Книга плоти

"Золотая Ночь-Волчья Пасть до страсти любил ветер и никогда не уставал слушать его свист или завывание. Он и смерть воображал эдаким прощальным порывом ветра, что выхватывает из груди человека живое сердце и возносит его на своих крыльях высоко-высоко, в просвет между облаками".
Сильви Жермен, "Книга Ночей"

Как бы я там ни носился со своими антологиями, но "Книгу ночей", однако, написала француженка, доктор философии Сильви Жермен. В издательской аннотации роман этот называют "сагой неистовых страстей" (что в некотором смысле, пожалуй, верно); я же не могу найти для "Книги ночей" удачного короткого определения - разве что термин "магический реализм", изрядно затасканный, в том числе и мною самим.

Средневековые скандинавы отлично знали, что слова теряют силу от частого употребления; если не соблюдать известную осторожность, со временем силу теряют даже вещи, которые этими словами обозначаются. В арсенале последователей одноглазого Отца Поэзии были кеннинги - немного громоздкий, но эффектный способ называть одну и ту же вещь всякий раз немного иначе.
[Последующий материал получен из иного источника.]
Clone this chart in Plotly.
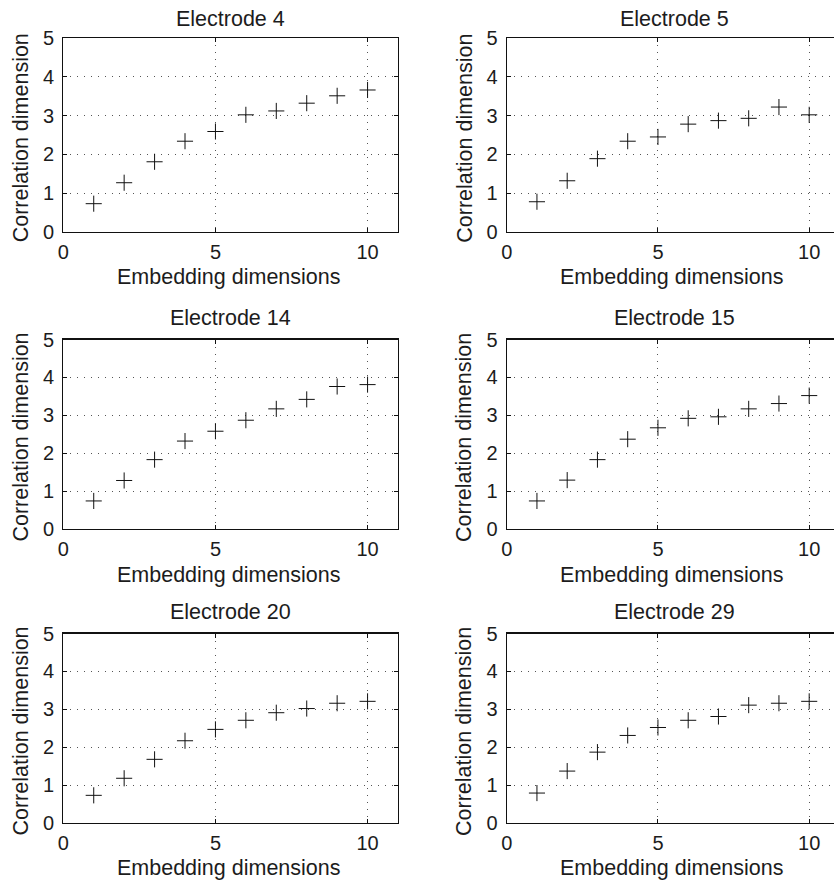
import plotly.graph_objects as go

embedding_dims = [1, 2, 3, 4, 5, 6, 7, 8, 9, 10]
electrode_names = ["Electrode 4", "Electrode 5", "Electrode 14", "Electrode 15", "Electrode 20", "Electrode 29"]
electrode_4 = [0.73, 1.27, 1.81, 2.34, 2.59, 3.02, 3.12, 3.32, 3.51, 3.66]
electrode_5 = [0.78, 1.32, 1.89, 2.34, 2.45, 2.78, 2.87, 2.93, 3.22, 3.02]
electrode_14 = [0.74, 1.28, 1.83, 2.32, 2.58, 2.87, 3.17, 3.42, 3.76, 3.81]
electrode_15 = [0.74, 1.29, 1.83, 2.37, 2.67, 2.92, 2.96, 3.17, 3.31, 3.52]
electrode_20 = [0.73, 1.18, 1.68, 2.17, 2.47, 2.71, 2.91, 3.02, 3.16, 3.21]
electrode_29 = [0.79, 1.37, 1.87, 2.31, 2.52, 2.71, 2.81, 3.11, 3.16, 3.21]
series = [electrode_4, electrode_5, electrode_14, electrode_15, electrode_20, electrode_29]

x_ticks = [0, 5, 10]
y_ticks = [0, 1, 2, 3, 4, 5]
x_title = "Embedding dimensions"
y_title = "Correlation dimension"

W, H = 834, 882
FONT = "Liberation Sans, Arial, Helvetica, sans-serif"
TXT = "#1c1c1c"
FS = 21.5
FS_TICK = 20

# pixel geometry of panels (left, right, top, bottom)
cols = [(63.3, 398.0, 11.0), (506.7, 834.0, 10.82)]
rows = [(38.0, 232.0), (339.5, 529.0), (633.5, 823.0)]
title_gap = [11.5, 13.5, 13.5]      # axis top -> title baseline
xtitle_gap = [53, 53.5, 52.5]       # axis bottom -> x-title baseline

fig = go.Figure()
layout = dict(
    width=W, height=H,
    margin=dict(l=0, r=0, t=0, b=0, autoexpand=False),
    paper_bgcolor="white", plot_bgcolor="white",
    showlegend=False,
    font=dict(family=FONT, size=FS, color=TXT),
)
annotations = []
tf = dict(family=FONT, size=FS, color=TXT)
tkf = dict(family=FONT, size=FS_TICK, color=TXT)
for i, (name, vals) in enumerate(zip(electrode_names, series)):
    r, c = divmod(i, 2)
    xl, xr, xmax = cols[c]
    yt, yb = rows[r]
    k = i + 1
    xa = "x" if k == 1 else f"x{k}"
    ya = "y" if k == 1 else f"y{k}"
    fig.add_trace(go.Scatter(
        x=embedding_dims, y=vals, mode="markers",
        marker=dict(symbol="cross-thin", size=11.5, line=dict(width=1, color="#111")),
        xaxis=xa, yaxis=ya, hoverinfo="skip",
    ))
    axcommon = dict(
        showline=True, linecolor="#111", linewidth=1.2,
        ticks="inside", ticklen=4, tickcolor="#111",
        showgrid=True, gridcolor="#555", griddash="1px,6px", gridwidth=1,
        zeroline=False, automargin=False,
        tickfont=tkf,
        fixedrange=True,
    )
    layout["xaxis" if k == 1 else f"xaxis{k}"] = dict(
        axcommon,
        domain=[xl / W, xr / W], range=[0, xmax],
        tickvals=x_ticks, ticktext=[str(t) for t in x_ticks],
        mirror="ticks", anchor=ya, ticklabelstandoff=2,
    )
    layout["yaxis" if k == 1 else f"yaxis{k}"] = dict(
        axcommon,
        domain=[1 - yb / H, 1 - yt / H], range=[0, 5],
        tickvals=y_ticks, ticktext=[str(t) for t in y_ticks],
        mirror="ticks" if c == 0 else False,
        anchor=xa, ticklabelstandoff=4,
    )
    cx = (xl + xr) / 2 if c == 0 else xl + 167.5
    # panel title
    annotations.append(dict(
        text=name, xref="paper", yref="paper",
        x=cx / W, y=1 - (yt - title_gap[r] - 7.7) / H,
        xanchor="center", yanchor="middle",
        showarrow=False, font=tf,
    ))
    # x-axis title
    annotations.append(dict(
        text=x_title, xref="paper", yref="paper",
        x=(cx - 2) / W, y=1 - (yb + xtitle_gap[r] - 7.7) / H,
        xanchor="center", yanchor="middle",
        showarrow=False, font=tf,
    ))
    # y-axis title
    annotations.append(dict(
        text=y_title, xref="paper", yref="paper",
        x=(xl - 42) / W, y=1 - ((yt + yb) / 2 + 3) / H,
        xanchor="center", yanchor="middle", textangle=-90,
        showarrow=False, font=tf,
    ))
layout["annotations"] = annotations
fig.update_layout(**layout)
fig.write_html(
    "out.html",
    config={"displayModeBar": False, "staticPlot": True},
    post_script="document.body.style.margin='0';document.body.style.overflow='hidden';",
)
Увы, скверный я скальд: не могу подобрать кеннинг для словосочетания "магический реализм". И ладно.

Дело ведь не в определении, правда? Просто есть "Книга ночей" Сильви Жермен, которую я закончил читать сегодня в начале седьмого утра при молчаливом содействии кисельно-пасмурных московских сумерек за окном; а сейчас полдень, и я, вместо того чтобы досматривать сны или заниматься так называемыми насущными делами, пытаюсь сказать о "Книге ночей" что-то такое, после чего мои читатели тут же разбегутся по книжным лавкам в поисках узкого серого томика, на обложке которого нарисованы лиственные деревья, похожие на сосны, красные птицы, женщина в белом и человек с головой ворона. У меня есть всего час, украденный и у сна, и у бодрствования... и у меня ничего не получается. Это называется "сопротивление материала". Есть авторы, которые настолько самодостаточны, настолько до конца и ясно высказались, что написать о них что-нибудь путное практически невозможно. И тогда приходится писать ни к чему не обязывающую чушь вроде: "сага неистовых страстей"; перечислять престижные литературные премии, полученные автором (как будто литературная премия действительно имеет хоть какое-нибудь значение); наконец, ставить поперек страницы огненно-лиловый штамп: "магический реализм" - и дело, считай, сделано.

Но я не хочу - так. "Книга ночей" слишком хороша, чтобы позволить себе писать о ней скучные банальности. Это очень странный текст, написанный автором, воспринимающим мир как "огромную книгу плоти". По большому счету, это - перечень рождений, совокуплений, безумий и смертей. Прочие события, без которых тоже не бывает человеческой жизни, остаются где-то вдалеке, блеклые и невзрачные, как серый кисель моего сегодняшнего утра.

Но.

Женские слезы и женское молоко в "Книге ночей" пахнут ванилью и айвой; там рождаются дети с золотистыми зрачками; там человек засыпает в лесу, обнимая волка, а два года спустя этот волк приходит к нему умирать; там улыбка умирающей бабушки может остаться с вами навсегда - не в памяти и не "в сердце", как любят формулировать чувствительные натуры, а золотистой тенью, которую видят и боятся окружающие, потому что тень эта на некоторое время задерживается там, откуда уже ушел тот, кто ее отбрасывал. Там угрюмый фермер знает, что смерть - это ветер; женщина, которую разлучили с любимым, может родить соляную фигурку, а другая женщина, наделенная тем же жестоким даром, что и легендарная Кассандра, сведенная с ума видениями грядущей войны, может исчезнуть с лица земли, превратившись в клочок высохшей кожи. Чудеса "Книги ночей" - жестокие и бессмысленные чудеса, но на них, очевидно, держится мир. По крайней мере тот мир, о котором пишет Сильви Жермен.

Сильви Жермен, доктор философии, женщина с некрасивым, но ярким лицом печального клоуна и огромными глазами полубезумной пророчицы, написала о двух "основных инстинктах": о любви и смерти. Точнее будет сказать - о сексе и войне. В результате получилась книга о магии. Скорее о "черной", чем о "белой", - если пользоваться общепринятой системой наклеивания ярлыков.

Остается только порадоваться, что времена инквизиции давно миновали. В интонациях изысканного прозаика Сильви Жермен отчетливо звучат визгливые отголоски ежегодного празднества на Лысой Горе. И это великолепно.